• WHAT YOU WILL DO
Without the pictures, print the lines running from the beginning of the material to the line containing "tick_labels = ['Dec-' + y for y in years]", both ends included.

[DATASET SECTION start]

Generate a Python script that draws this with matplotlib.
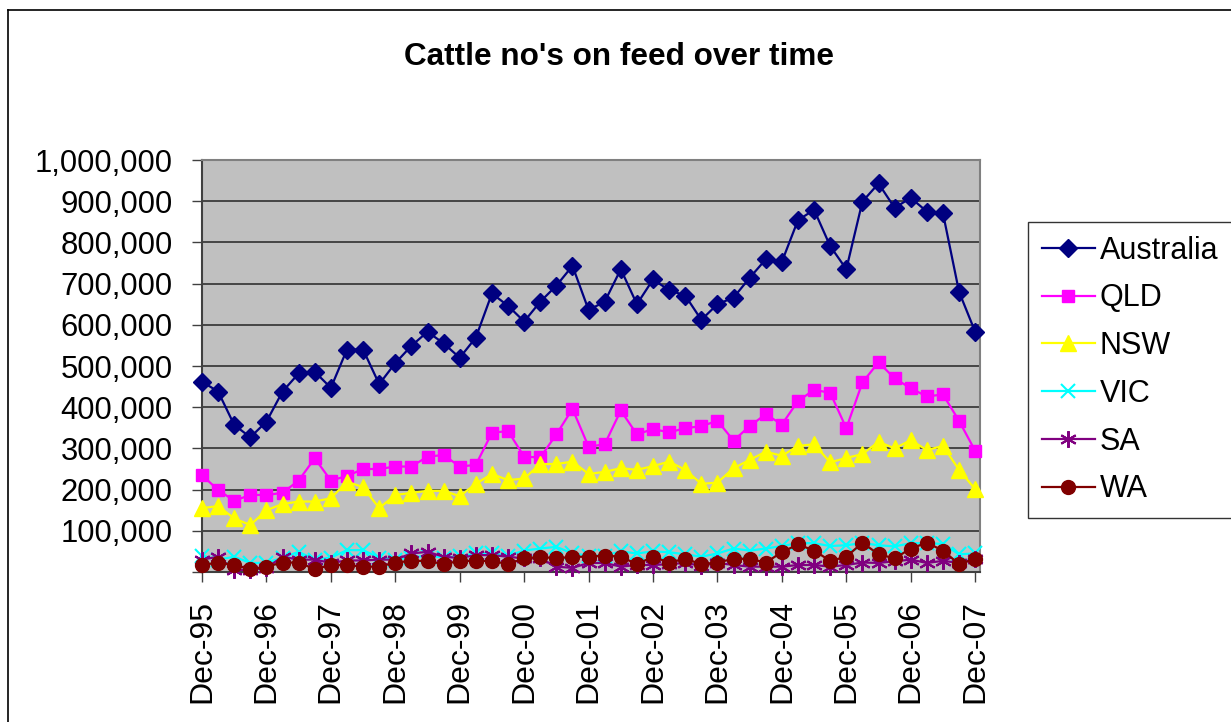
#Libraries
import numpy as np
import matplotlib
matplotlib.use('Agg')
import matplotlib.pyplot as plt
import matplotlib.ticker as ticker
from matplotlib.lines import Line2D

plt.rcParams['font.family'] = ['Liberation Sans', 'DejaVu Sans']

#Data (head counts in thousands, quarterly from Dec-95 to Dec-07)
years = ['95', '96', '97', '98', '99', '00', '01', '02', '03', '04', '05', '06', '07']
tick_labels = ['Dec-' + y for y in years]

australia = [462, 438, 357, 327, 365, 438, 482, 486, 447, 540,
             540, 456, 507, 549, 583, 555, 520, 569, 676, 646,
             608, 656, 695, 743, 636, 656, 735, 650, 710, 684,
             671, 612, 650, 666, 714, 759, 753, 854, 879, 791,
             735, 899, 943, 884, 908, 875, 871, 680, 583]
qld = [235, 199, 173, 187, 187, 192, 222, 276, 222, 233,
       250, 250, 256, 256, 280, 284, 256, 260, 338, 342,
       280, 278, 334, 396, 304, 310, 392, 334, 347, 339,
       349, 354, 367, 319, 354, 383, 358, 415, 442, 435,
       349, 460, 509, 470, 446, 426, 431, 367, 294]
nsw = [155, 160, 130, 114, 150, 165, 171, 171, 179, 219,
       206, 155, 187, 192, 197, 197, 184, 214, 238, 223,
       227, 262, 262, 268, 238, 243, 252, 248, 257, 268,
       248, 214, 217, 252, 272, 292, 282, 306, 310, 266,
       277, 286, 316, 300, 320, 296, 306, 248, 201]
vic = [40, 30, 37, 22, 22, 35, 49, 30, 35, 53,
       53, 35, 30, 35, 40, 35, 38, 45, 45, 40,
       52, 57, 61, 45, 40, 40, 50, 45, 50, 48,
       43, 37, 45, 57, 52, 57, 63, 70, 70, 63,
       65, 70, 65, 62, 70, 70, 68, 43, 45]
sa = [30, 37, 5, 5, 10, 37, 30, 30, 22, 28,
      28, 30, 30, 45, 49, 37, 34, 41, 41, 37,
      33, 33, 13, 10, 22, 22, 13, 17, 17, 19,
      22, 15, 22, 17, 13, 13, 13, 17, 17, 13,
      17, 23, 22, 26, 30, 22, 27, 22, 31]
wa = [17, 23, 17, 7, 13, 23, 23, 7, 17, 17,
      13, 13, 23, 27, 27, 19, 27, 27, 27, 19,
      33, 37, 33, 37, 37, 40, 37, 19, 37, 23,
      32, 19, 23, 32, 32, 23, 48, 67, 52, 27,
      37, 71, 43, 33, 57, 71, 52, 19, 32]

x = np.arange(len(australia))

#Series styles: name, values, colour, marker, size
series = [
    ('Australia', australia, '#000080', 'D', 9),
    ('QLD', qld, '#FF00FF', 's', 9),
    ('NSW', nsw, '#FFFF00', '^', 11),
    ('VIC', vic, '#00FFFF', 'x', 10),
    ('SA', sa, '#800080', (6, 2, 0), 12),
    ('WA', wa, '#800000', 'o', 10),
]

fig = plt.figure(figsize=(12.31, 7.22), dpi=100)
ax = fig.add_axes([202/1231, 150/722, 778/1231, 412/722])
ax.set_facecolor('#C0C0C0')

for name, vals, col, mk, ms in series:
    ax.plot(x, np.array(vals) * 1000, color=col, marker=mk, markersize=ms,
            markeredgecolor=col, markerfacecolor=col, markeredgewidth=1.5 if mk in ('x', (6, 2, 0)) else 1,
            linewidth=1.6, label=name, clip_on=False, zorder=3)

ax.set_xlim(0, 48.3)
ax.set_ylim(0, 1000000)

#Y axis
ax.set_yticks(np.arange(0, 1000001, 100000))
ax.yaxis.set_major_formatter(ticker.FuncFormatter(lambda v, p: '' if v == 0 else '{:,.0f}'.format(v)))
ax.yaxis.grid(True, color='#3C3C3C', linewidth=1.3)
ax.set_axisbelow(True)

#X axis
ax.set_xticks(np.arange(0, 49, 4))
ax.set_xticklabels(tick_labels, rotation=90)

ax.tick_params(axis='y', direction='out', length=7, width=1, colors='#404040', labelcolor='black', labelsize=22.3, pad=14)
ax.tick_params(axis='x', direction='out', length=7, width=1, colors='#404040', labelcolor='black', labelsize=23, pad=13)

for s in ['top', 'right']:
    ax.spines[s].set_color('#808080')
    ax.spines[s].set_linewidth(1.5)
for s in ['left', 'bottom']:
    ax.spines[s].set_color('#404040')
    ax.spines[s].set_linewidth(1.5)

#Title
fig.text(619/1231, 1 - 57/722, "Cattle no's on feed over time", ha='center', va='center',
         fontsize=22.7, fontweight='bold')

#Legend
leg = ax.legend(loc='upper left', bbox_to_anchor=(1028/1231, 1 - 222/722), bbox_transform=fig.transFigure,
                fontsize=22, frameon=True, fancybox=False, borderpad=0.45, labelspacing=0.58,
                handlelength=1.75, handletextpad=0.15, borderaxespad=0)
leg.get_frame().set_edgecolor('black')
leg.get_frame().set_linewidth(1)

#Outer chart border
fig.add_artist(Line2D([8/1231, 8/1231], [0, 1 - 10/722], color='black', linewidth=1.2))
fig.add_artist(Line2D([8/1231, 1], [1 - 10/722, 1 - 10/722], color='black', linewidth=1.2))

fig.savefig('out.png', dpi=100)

[DATASET SECTION end]

• THE COMPLETED TASK
Generate a Python script that draws this with matplotlib.
#Libraries
import numpy as np
import matplotlib
matplotlib.use('Agg')
import matplotlib.pyplot as plt
import matplotlib.ticker as ticker
from matplotlib.lines import Line2D

plt.rcParams['font.family'] = ['Liberation Sans', 'DejaVu Sans']

#Data (head counts in thousands, quarterly from Dec-95 to Dec-07)
years = ['95', '96', '97', '98', '99', '00', '01', '02', '03', '04', '05', '06', '07']
tick_labels = ['Dec-' + y for y in years]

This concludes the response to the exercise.